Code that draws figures
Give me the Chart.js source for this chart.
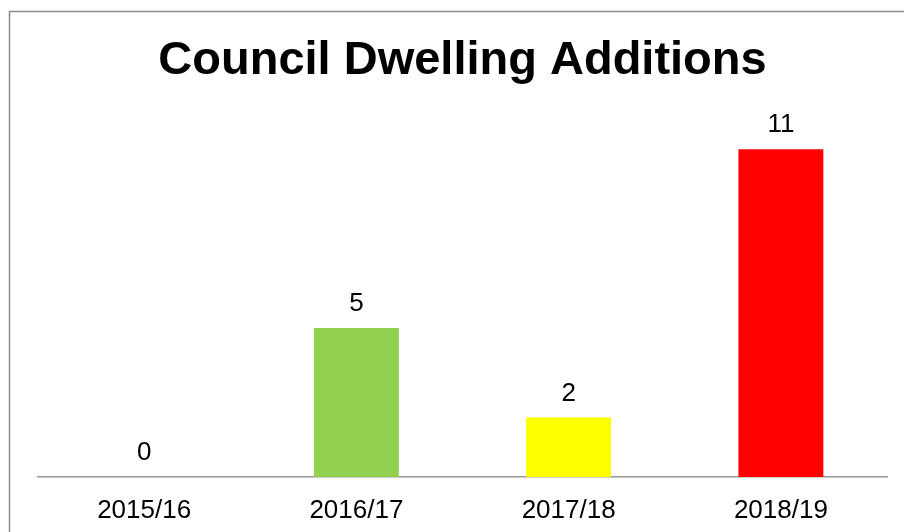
<!DOCTYPE html>
<html>
<head>
<meta charset="utf-8">
<script src="https://cdn.jsdelivr.net/npm/chart.js@4/dist/chart.umd.min.js"></script>
<style>
  html, body { margin: 0; padding: 0; background: #fff; }
  #wrap { width: 904px; height: 532px; position: relative; }
</style>
</head>
<body>
<div id="wrap"><canvas id="dwellChart" width="904" height="532"></canvas></div>
<script>
// data
const years = ['2015/16', '2016/17', '2017/18', '2018/19'];
const additions = [0, 5, 2, 11];
const barColors = ['#92D050', '#92D050', '#FFFF00', '#FF0000'];
const titleText = 'Council Dwelling Additions';

// frame round the whole chart (cut off at right and bottom like the original)
const framePlugin = {
    id: 'frame',
    beforeDraw: (chart) => {
        const ctx = chart.ctx;
        ctx.save();
        ctx.fillStyle = '#fff';
        ctx.fillRect(0, 0, chart.width, chart.height);
        ctx.strokeStyle = '#8c8c8c';
        ctx.lineWidth = 1.5;
        ctx.strokeRect(9.5, 11.5, chart.width + 20, chart.height + 20);
        ctx.restore();
    }
};

// value labels above bars
const valueLabels = {
    id: 'valueLabels',
    afterDatasetsDraw: (chart) => {
        const ctx = chart.ctx;
        const meta = chart.getDatasetMeta(0);
        ctx.save();
        ctx.font = '26px "Liberation Sans", Arial, sans-serif';
        ctx.fillStyle = '#000';
        ctx.textAlign = 'center';
        ctx.textBaseline = 'middle';
        meta.data.forEach((bar, i) => {
            ctx.fillText(String(additions[i]), bar.x, bar.y - 24);
        });
        ctx.restore();
    }
};

const ctx = document.getElementById('dwellChart').getContext('2d');
new Chart(ctx, {
    type: 'bar',
    data: {
        labels: years,
        datasets: [{
            data: additions,
            backgroundColor: barColors,
            borderWidth: 0,
            barPercentage: 0.4,
            categoryPercentage: 1.0
        }]
    },
    options: {
        responsive: false,
        animation: false,
        layout: { padding: { left: 38, right: 17, top: 20, bottom: 0 } },
        plugins: {
            legend: { display: false },
            tooltip: { enabled: false },
            title: {
                display: true,
                text: titleText,
                color: '#000',
                font: { family: '"Liberation Sans", Arial, sans-serif', size: 47, weight: 'bold' },
                padding: { top: 13, bottom: 30 }
            }
        },
        scales: {
            x: {
                grid: { display: false, drawTicks: false },
                border: { display: true, color: '#9a9a9a', width: 1.5 },
                ticks: {
                    color: '#000',
                    padding: 18,
                    font: { family: '"Liberation Sans", Arial, sans-serif', size: 26 }
                },
                afterFit: (scale) => { scale.height = 55; }
            },
            y: {
                display: false,
                min: 0,
                max: 12
            }
        }
    },
    plugins: [framePlugin, valueLabels]
});
</script>
</body>
</html>
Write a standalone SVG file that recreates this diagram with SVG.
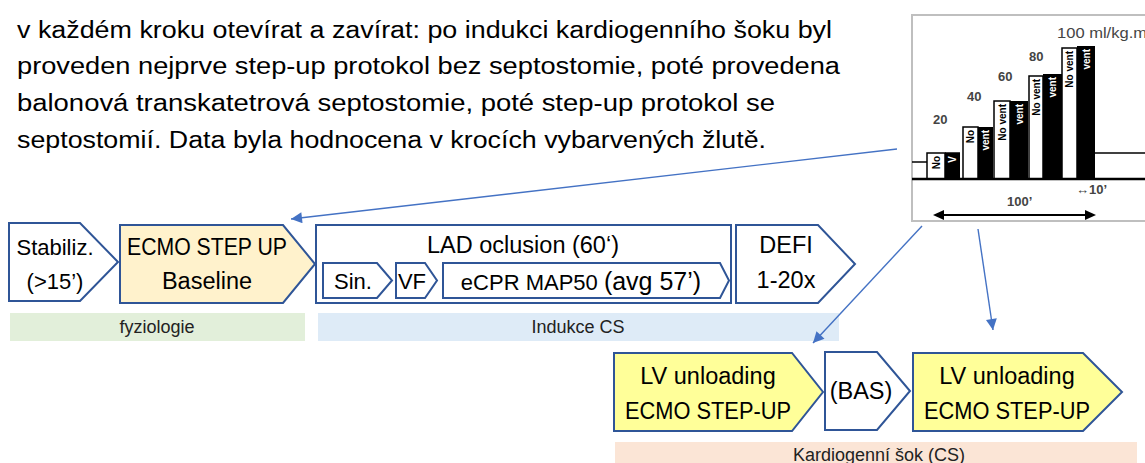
<svg xmlns="http://www.w3.org/2000/svg" width="1145" height="463" viewBox="0 0 1145 463">
<defs>
<style>
.t{font-family:"Liberation Sans",Arial,sans-serif;fill:#000}
.box{stroke:#2F5597;stroke-width:2;stroke-linejoin:miter}
.w{fill:#fff}
.y{fill:#FFFF99}
.o{fill:#FFF2CC}
.body{font-size:23px}
.lbl{font-size:22px;text-anchor:middle}
.lbl2{font-size:23.5px;text-anchor:middle}
.band{font-size:18px;text-anchor:middle;fill:#222}
.conn{stroke:#4472C4;stroke-width:1.4;fill:none}
.ink{stroke:#000;fill:none}
.num{font-family:"Liberation Sans",Arial,sans-serif;font-size:13px;font-weight:bold;fill:#444}
.big{font-size:14px;font-weight:normal}
.bt{font-family:"Liberation Sans",Arial,sans-serif;font-size:10px;font-weight:bold;text-anchor:end}
</style>
<marker id="ah" viewBox="0 0 10 10" refX="10" refY="5" markerUnits="userSpaceOnUse" markerWidth="14" markerHeight="11" orient="auto">
<path d="M0,0 L10,5 L0,10 z" fill="#4472C4"/>
</marker>
</defs>

<g id="intro-text" class="t body">
<text x="17" y="38" textLength="815" lengthAdjust="spacingAndGlyphs">v každém kroku otevírat a zavírat: po indukci kardiogenního šoku byl</text>
<text x="17" y="74" textLength="823" lengthAdjust="spacingAndGlyphs">proveden nejprve step-up protokol bez septostomie, poté provedena</text>
<text x="17" y="111" textLength="758" lengthAdjust="spacingAndGlyphs">balonová transkatetrová septostomie, poté step-up protokol se</text>
<text x="17" y="148" textLength="749" lengthAdjust="spacingAndGlyphs">septostomií. Data byla hodnocena v krocích vybarvených žlutě.</text>
</g>

<g id="inset-chart">
<rect x="912" y="15" width="240" height="206" fill="#fff" stroke="#BFBFBF" stroke-width="2"/>
<line class="ink" x1="912" y1="162" x2="927" y2="162" stroke-width="1.5"/>
<line class="ink" x1="1095" y1="153" x2="1145" y2="153" stroke-width="1.5"/>
<rect x="927" y="153" width="18" height="26" fill="#fff" stroke="#000" stroke-width="1.5"/>
<rect x="945" y="153" width="15" height="26" fill="#000"/>
<rect x="963" y="127" width="15" height="52" fill="#fff" stroke="#000" stroke-width="1.5"/>
<rect x="978" y="127" width="15" height="52" fill="#000"/>
<rect x="994" y="101" width="16" height="78" fill="#fff" stroke="#000" stroke-width="1.5"/>
<rect x="1010" y="101" width="18" height="78" fill="#000"/>
<rect x="1029" y="76" width="14" height="103" fill="#fff" stroke="#000" stroke-width="1.5"/>
<rect x="1043" y="74" width="19" height="105" fill="#000"/>
<rect x="1062" y="48" width="15" height="131" fill="#fff" stroke="#000" stroke-width="1.5"/>
<rect x="1077" y="46" width="18" height="133" fill="#000"/>
<line class="ink" x1="945" y1="153" x2="960" y2="153" stroke-width="1.5"/>
<line class="ink" x1="912" y1="179" x2="1145" y2="179" stroke-width="2.5"/>
<text class="bt" transform="translate(939.5,156) rotate(-90)" fill="#000">No</text>
<text class="bt" transform="translate(956,156) rotate(-90)" fill="#fff">V</text>
<text class="bt" transform="translate(974,130) rotate(-90)" fill="#000">No</text>
<text class="bt" transform="translate(989,130) rotate(-90)" fill="#fff">vent</text>
<text class="bt" transform="translate(1005.5,104) rotate(-90)" fill="#000">No vent</text>
<text class="bt" transform="translate(1023,104) rotate(-90)" fill="#fff">vent</text>
<text class="bt" transform="translate(1039.5,79) rotate(-90)" fill="#000">No vent</text>
<text class="bt" transform="translate(1056,77) rotate(-90)" fill="#fff">vent</text>
<text class="bt" transform="translate(1073,51) rotate(-90)" fill="#000">No vent</text>
<text class="bt" transform="translate(1090,49) rotate(-90)" fill="#fff">vent</text>
<text class="num" x="933" y="124">20</text>
<text class="num" x="967" y="101">40</text>
<text class="num" x="998" y="81">60</text>
<text class="num" x="1029" y="61">80</text>
<text class="num big" x="1057" y="38" textLength="90" lengthAdjust="spacingAndGlyphs">100 ml/kg.m</text>
<text class="num" x="1076" y="194" font-size="15">↔10’</text>
<text class="num" x="1007" y="206" font-size="14">100’</text>
<line x1="940" y1="215" x2="1090" y2="215" stroke="#000" stroke-width="2"/>
<path d="M933,215 L944,210 L944,220 z" fill="#000"/>
<path d="M1096,215 L1085,210 L1085,220 z" fill="#000"/>
</g>

<g id="node-stabiliz">
<polygon class="box w" points="9,223 80,223 118,262 80,301 9,301"/>
<text class="t lbl" x="55" y="255">Stabiliz.</text>
<text class="t lbl" x="55" y="289">(&gt;15’)</text>
</g>

<g id="node-ecmo-baseline">
<polygon class="box o" points="120,225 283,225 315,264 283,303 120,303"/>
<text class="t lbl2" x="207" y="255" textLength="160" lengthAdjust="spacingAndGlyphs">ECMO STEP UP</text>
<text class="t lbl2" x="207" y="289">Baseline</text>
</g>

<g id="node-lad">
<rect class="box w" x="316" y="225" width="415" height="78"/>
<text class="t lbl2" x="523" y="253">LAD oclusion (60‘)</text>
</g>

<g id="node-sin">
<polygon class="box w" points="323,263 377,263 392,280.5 377,298 323,298"/>
<text class="t lbl" x="353" y="289">Sin.</text>
</g>

<g id="node-vf">
<polygon class="box w" points="396,263 425,263 437,280.5 425,298 396,298"/>
<text class="t lbl" x="412" y="289">VF</text>
</g>

<g id="node-ecpr">
<polygon class="box w" points="443,263 720,263 729,280.5 720,298 443,298"/>
<text class="t lbl" x="581" y="290">eCPR MAP50 <tspan font-size="25">(avg 57’)</tspan></text>
</g>

<g id="node-defi">
<polygon class="box w" points="736,225 818,225 855,264 818,303 736,303"/>
<text class="t lbl2" x="786" y="253">DEFI</text>
<text class="t lbl2" x="786" y="288">1-20x</text>
</g>

<g id="band-fyziologie">
<rect x="10" y="313" width="295" height="28" fill="#E2EFDA"/>
<text class="t band" x="157" y="333">fyziologie</text>
</g>

<g id="band-indukce">
<rect x="318" y="313" width="521" height="28" fill="#DEEBF7"/>
<text class="t band" x="578" y="333">Indukce CS</text>
</g>

<g id="node-lv1">
<polygon class="box y" points="614,353 792,353 823,392 792,431 614,431"/>
<text class="t lbl2" x="708" y="384">LV unloading</text>
<text class="t lbl2" x="708" y="419" textLength="166" lengthAdjust="spacingAndGlyphs">ECMO STEP-UP</text>
</g>

<g id="node-bas">
<polygon class="box w" points="825,352 877,352 910,391 877,430 825,430"/>
<text class="t lbl2" x="861" y="399">(BAS)</text>
</g>

<g id="node-lv2">
<polygon class="box y" points="913,353 1083,353 1122,392 1083,431 913,431"/>
<text class="t lbl2" x="1007" y="384">LV unloading</text>
<text class="t lbl2" x="1007" y="419" textLength="166" lengthAdjust="spacingAndGlyphs">ECMO STEP-UP</text>
</g>

<g id="band-ks">
<rect x="615" y="442" width="522" height="30" fill="#FBE5D6"/>
<text class="t band" x="879" y="461">Kardiogenní šok (CS)</text>
</g>

<g id="connectors">
<line class="conn" x1="897" y1="149" x2="291" y2="219" marker-end="url(#ah)"/>
<line class="conn" x1="922" y1="226" x2="813" y2="343" marker-end="url(#ah)"/>
<line class="conn" x1="978" y1="229" x2="993" y2="330" marker-end="url(#ah)"/>
</g>
</svg>
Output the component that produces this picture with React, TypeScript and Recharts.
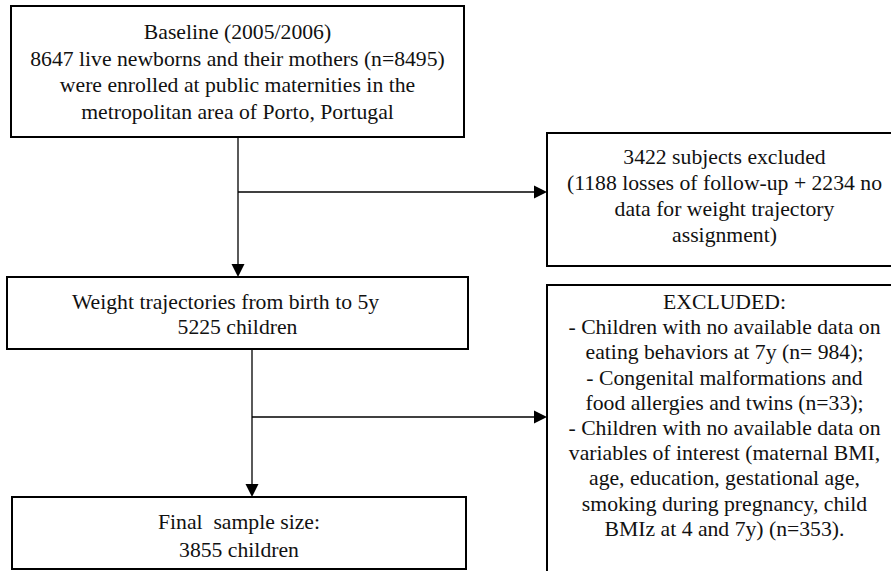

* _CHALLENGE_: Provide the number of lines in the entries that include "with", and no other text.

* _TASK OUTPUT_: 2